For the cities of La Crosse and Onalaska, they are both trying to figure out ways to get a new extension for the Sanitary Sewer Service Agreement.

“I believe we as a city, we have to look out for what’s in the best interest of everybody,” La Crosse Common Council member Jessica Olson said.

Last month the La Crosse Common Council passed a resolution intending to cut off Onalaska as a wholesale customer from the regional sewage district, which also includes La Crescent, Campbell and Shelby.

In a letter sent to La Crosse Mayor Tim Kabat Oct. 11, Rindfleisch said Onalaska does not want to pay a regional services fee to La Crosse, which amounts to 60-dollars-per household.

It would be on top of the rate increases and hookup fees Onalaska has already agreed to.

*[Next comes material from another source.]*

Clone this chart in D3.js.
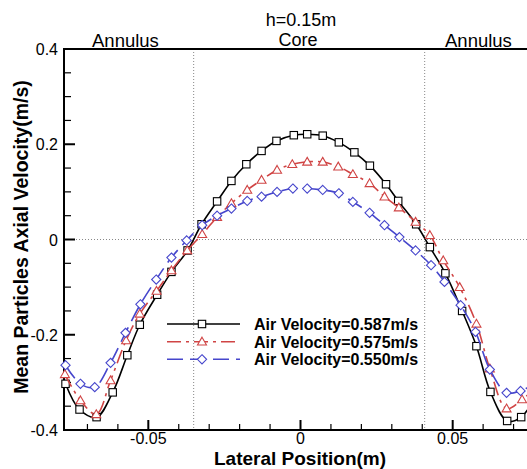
<!DOCTYPE html>
<html>
<head>
    <title>Mean Particles Axial Velocity</title>
    <script src="https://cdnjs.cloudflare.com/ajax/libs/d3/7.8.5/d3.min.js"></script>
    <style>
        body { margin: 0; background: #fff; }
        text { font-family: "Liberation Sans", Arial, sans-serif; fill: #000; }
    </style>
</head>

<body>
    <div id="chart"></div>

    <script>
        // series labels
        const seriesNames = ["Air Velocity=0.587m/s", "Air Velocity=0.575m/s", "Air Velocity=0.550m/s"]

        // lateral positions (m)
        const xBlack = [-0.0772, -0.0726, -0.067, -0.0617, -0.0569, -0.0528, -0.0471, -0.0424, -0.0371, -0.0325, -0.0274, -0.0227, -0.0178, -0.0128, -0.0079, -0.0022, 0.0022, 0.0073, 0.0126, 0.0177, 0.0228, 0.0281, 0.0321, 0.038, 0.0425, 0.0476, 0.0531, 0.0578, 0.0624, 0.0679, 0.0725, 0.0775]
        const vBlack = [-0.303, -0.357, -0.373, -0.321, -0.243, -0.179, -0.116, -0.068, -0.023, 0.032, 0.080, 0.123, 0.158, 0.186, 0.207, 0.219, 0.221, 0.218, 0.204, 0.183, 0.155, 0.116, 0.081, 0.032, -0.016, -0.071, -0.150, -0.224, -0.320, -0.381, -0.373, -0.325]

        const xRed = [-0.0774, -0.0723, -0.0671, -0.0624, -0.0573, -0.0528, -0.0473, -0.0424, -0.0372, -0.0323, -0.0274, -0.0227, -0.0175, -0.0128, -0.0077, -0.0027, 0.0022, 0.0073, 0.0124, 0.0172, 0.0227, 0.0276, 0.0323, 0.0378, 0.0425, 0.0469, 0.0523, 0.0578, 0.0622, 0.0677, 0.0728, 0.0775]
        const vRed = [-0.283, -0.338, -0.367, -0.296, -0.212, -0.156, -0.108, -0.065, -0.023, 0.011, 0.047, 0.076, 0.104, 0.125, 0.146, 0.158, 0.163, 0.163, 0.153, 0.137, 0.118, 0.090, 0.067, 0.037, 0.009, -0.044, -0.100, -0.177, -0.271, -0.355, -0.336, -0.31]

        const xBlue = [-0.0772, -0.0723, -0.0676, -0.0624, -0.0575, -0.0526, -0.0474, -0.0424, -0.0374, -0.0323, -0.0274, -0.0227, -0.0175, -0.0128, -0.0077, -0.0025, 0.0022, 0.0073, 0.0126, 0.0172, 0.0227, 0.0276, 0.0325, 0.0378, 0.0429, 0.0473, 0.0526, 0.0575, 0.0622, 0.0677, 0.0723, 0.0775]
        const vBlue = [-0.264, -0.303, -0.310, -0.259, -0.196, -0.136, -0.084, -0.038, -0.002, 0.030, 0.050, 0.065, 0.081, 0.090, 0.100, 0.107, 0.107, 0.104, 0.097, 0.079, 0.056, 0.030, 0.005, -0.023, -0.054, -0.089, -0.138, -0.194, -0.273, -0.322, -0.318, -0.30]

        const xTickMajor = [-0.05, 0, 0.05]
        const xTickLabels = ["-0.05", "0", "0.05"]
        const yTickMajor = [-0.4, -0.2, 0, 0.2, 0.4]
        const yTickLabels = ["-0.4", "-0.2", "0", "0.2", "0.4"]
        const regionLines = [-0.0351, 0.0408]

        let W = 527, H = 469
        let pLeft = 64, pRight = 537, pTop = 49, pBottom = 430

        let svg = d3.select("#chart").append("svg")
            .attr("width", W).attr("height", H)

        let x = d3.scaleLinear().domain([-0.0777, 0.0777]).range([pLeft, pRight])
        let y = d3.scaleLinear().domain([-0.4, 0.4]).range([pBottom, pTop])

        let series = [
            { name: seriesNames[0], xs: xBlack, vs: vBlack, color: "#000000", dash: null, shape: "square" },
            { name: seriesNames[1], xs: xRed, vs: vRed, color: "#d04444", dash: "14,5,3,5", shape: "triangle" },
            { name: seriesNames[2], xs: xBlue, vs: vBlue, color: "#4646cc", dash: "16,7", shape: "diamond" }
        ]

        // dotted reference lines
        regionLines.forEach(function (v) {
            svg.append("line").attr("x1", x(v)).attr("x2", x(v)).attr("y1", pTop).attr("y2", pBottom)
                .attr("stroke", "#888").attr("stroke-width", 1).attr("stroke-dasharray", "1,2")
        })
        svg.append("line").attr("x1", pLeft).attr("x2", pRight).attr("y1", y(0)).attr("y2", y(0))
            .attr("stroke", "#888").attr("stroke-width", 1).attr("stroke-dasharray", "1,2")

        // ticks (inward)
        let xMinor = d3.range(-7, 8).map(d => d / 100)
        xMinor.forEach(function (t) {
            let major = xTickMajor.some(m => Math.abs(m - t) < 1e-9)
            svg.append("line").attr("x1", x(t)).attr("x2", x(t))
                .attr("y1", pBottom).attr("y2", pBottom - (major ? 10 : 6))
                .attr("stroke", "#000").attr("stroke-width", major ? 2 : 1.2)
        })
        let yMinor = d3.range(-8, 9).map(d => d * 0.05)
        yMinor.forEach(function (t) {
            let major = yTickMajor.some(m => Math.abs(m - t) < 1e-9)
            svg.append("line").attr("y1", y(t)).attr("y2", y(t))
                .attr("x1", pLeft).attr("x2", pLeft + (major ? 11 : 7))
                .attr("stroke", "#000").attr("stroke-width", major ? 2 : 1.2)
        })

        // frame
        svg.append("path")
            .attr("d", `M${pRight},${pTop}H${pLeft}V${pBottom}H${pRight}`)
            .attr("fill", "none").attr("stroke", "#000").attr("stroke-width", 2)

        // tick labels
        xTickMajor.forEach(function (t, i) {
            svg.append("text").attr("x", x(t)).attr("y", pBottom + 14)
                .attr("text-anchor", "middle").style("font-size", "16px").text(xTickLabels[i])
        })
        yTickMajor.forEach(function (t, i) {
            svg.append("text").attr("x", pLeft - 6).attr("y", y(t) + 6)
                .attr("text-anchor", "end").style("font-size", "16px").text(yTickLabels[i])
        })

        // axis titles
        svg.append("text").attr("x", 300).attr("y", 465).attr("text-anchor", "middle")
            .style("font-size", "19px").style("font-weight", "bold").text("Lateral Position(m)")
        svg.append("text").attr("transform", "translate(28,237) rotate(-90)").attr("text-anchor", "middle")
            .style("font-size", "19.5px").style("font-weight", "bold").text("Mean Particles Axial Velocity(m/s)")

        // region labels
        svg.append("text").attr("x", 301).attr("y", 26).attr("text-anchor", "middle").style("font-size", "18px").text("h=0.15m")
        svg.append("text").attr("x", 298).attr("y", 45.5).attr("text-anchor", "middle").style("font-size", "18px").text("Core")
        svg.append("text").attr("x", 92).attr("y", 47).style("font-size", "18.5px").text("Annulus")
        svg.append("text").attr("x", 445).attr("y", 47).style("font-size", "18.5px").text("Annulus")

        function marker(sel, shape, cx, cy, color) {
            if (shape === "square") {
                sel.append("rect").attr("x", cx - 3.7).attr("y", cy - 3.7).attr("width", 7.4).attr("height", 7.4)
                    .attr("fill", "#fff").attr("stroke", color).attr("stroke-width", 1.1)
            } else if (shape === "triangle") {
                sel.append("path").attr("d", `M${cx},${cy - 4.5}L${cx + 4.5},${cy + 3.3}L${cx - 4.5},${cy + 3.3}Z`)
                    .attr("fill", "#fff").attr("stroke", color).attr("stroke-width", 1.1)
            } else {
                sel.append("path").attr("d", `M${cx},${cy - 4.6}L${cx + 4.6},${cy}L${cx},${cy + 4.6}L${cx - 4.6},${cy}Z`)
                    .attr("fill", "#fff").attr("stroke", color).attr("stroke-width", 1.1)
            }
        }

        let line = d3.line().x(d => x(d[0])).y(d => y(d[1])).curve(d3.curveCatmullRom.alpha(0.5))

        series.forEach(function (s) {
            let pts = s.xs.map((v, i) => [v, s.vs[i]])
            svg.append("path").datum(pts).attr("d", line)
                .attr("fill", "none").attr("stroke", s.color).attr("stroke-width", 1.6)
                .attr("stroke-dasharray", s.dash)
            let g = svg.append("g")
            pts.forEach(p => marker(g, s.shape, x(p[0]), y(p[1]), s.color))
        })

        // legend
        let legendY = [324, 341.7, 359.3]
        series.forEach(function (s, i) {
            svg.append("line").attr("x1", 167).attr("x2", 240).attr("y1", legendY[i]).attr("y2", legendY[i])
                .attr("stroke", s.color).attr("stroke-width", 1.6).attr("stroke-dasharray", s.dash)
            marker(svg, s.shape, 202, legendY[i], s.color)
            svg.append("text").attr("x", 254).attr("y", legendY[i] + 6)
                .style("font-size", "16px").style("font-weight", "bold").text(s.name)
        })
    </script>
</body>

</html>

Rindfleisch says the added service fee would impact the city’s ability to provide basic level of services to its residents, which eventually could put sewage treatment in danger.

“So it’s putting all of that at risk which I don’t think is anybody’s best interest,” Rindfleisch said.

The regional services fee would help pay for upgrades to the Waste Water Treatment System.

Olson says La Crosse residents will be paying more too.

“We’re not out looking to gouge them or anybody,” Olson said. “It really is looking at how can all of the people who are in the system pay in for a fair way to make that huge upgrade that we need to do feasible.”

Despite these fee disagreements, La Crosse is hoping to keep Onalaska on the team sooner rather than later.

“That wasn’t meant to say that we’re gonna flip a switch and there’s gonna be raw sewage in the streets,” Olson said. “That’s not gonna happen. What it’s saying is ‘well we need some commitment for the long term’. In other words, over the next 10-20 years that you’re going to be with us.”

Kabat declined to comment on the negotiations.